To be done: Copy out the lines that have "chart" in them.

Data lines:
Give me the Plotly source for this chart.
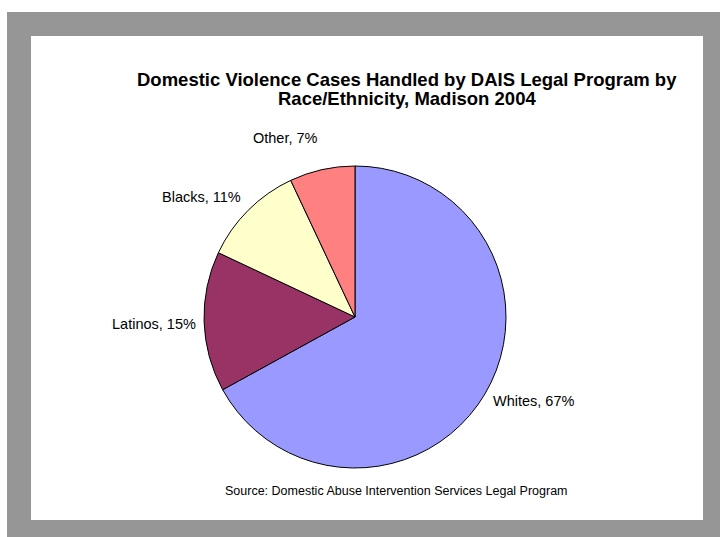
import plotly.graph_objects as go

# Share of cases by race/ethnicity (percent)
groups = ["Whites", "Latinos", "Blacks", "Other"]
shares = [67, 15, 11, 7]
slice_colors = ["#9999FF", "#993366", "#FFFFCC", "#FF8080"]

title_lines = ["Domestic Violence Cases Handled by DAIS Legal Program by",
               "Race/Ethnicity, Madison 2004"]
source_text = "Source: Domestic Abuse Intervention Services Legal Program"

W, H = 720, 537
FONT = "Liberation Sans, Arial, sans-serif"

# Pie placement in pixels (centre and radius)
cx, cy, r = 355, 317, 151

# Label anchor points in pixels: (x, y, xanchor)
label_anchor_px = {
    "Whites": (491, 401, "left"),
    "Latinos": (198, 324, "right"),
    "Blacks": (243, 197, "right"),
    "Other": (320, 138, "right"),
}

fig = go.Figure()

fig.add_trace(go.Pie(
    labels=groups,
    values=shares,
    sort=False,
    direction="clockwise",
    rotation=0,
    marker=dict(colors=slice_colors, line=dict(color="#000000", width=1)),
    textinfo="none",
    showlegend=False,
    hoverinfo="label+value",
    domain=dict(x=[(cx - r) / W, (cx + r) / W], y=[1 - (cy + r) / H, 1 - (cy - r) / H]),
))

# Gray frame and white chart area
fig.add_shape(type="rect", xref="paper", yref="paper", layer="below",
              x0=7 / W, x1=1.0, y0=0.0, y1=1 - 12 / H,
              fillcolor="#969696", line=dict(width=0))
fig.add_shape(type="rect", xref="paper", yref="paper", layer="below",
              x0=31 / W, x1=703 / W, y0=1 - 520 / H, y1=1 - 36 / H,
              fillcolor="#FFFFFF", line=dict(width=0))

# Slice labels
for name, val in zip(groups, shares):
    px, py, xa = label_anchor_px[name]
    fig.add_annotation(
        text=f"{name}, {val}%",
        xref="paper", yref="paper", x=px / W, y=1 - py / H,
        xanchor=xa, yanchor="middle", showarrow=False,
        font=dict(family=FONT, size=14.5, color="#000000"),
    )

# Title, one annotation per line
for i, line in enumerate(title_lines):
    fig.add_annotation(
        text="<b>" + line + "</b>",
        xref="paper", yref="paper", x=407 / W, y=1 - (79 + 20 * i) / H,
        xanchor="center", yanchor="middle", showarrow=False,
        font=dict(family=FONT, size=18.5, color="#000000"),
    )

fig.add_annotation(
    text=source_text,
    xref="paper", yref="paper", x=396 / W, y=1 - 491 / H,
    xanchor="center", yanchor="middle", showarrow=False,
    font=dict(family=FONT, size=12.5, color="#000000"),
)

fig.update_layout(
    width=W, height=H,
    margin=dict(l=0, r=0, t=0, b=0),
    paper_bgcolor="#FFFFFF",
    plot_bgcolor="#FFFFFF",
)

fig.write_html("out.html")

Answer to this problem:
Give me the Plotly source for this chart.
# Gray frame and white chart area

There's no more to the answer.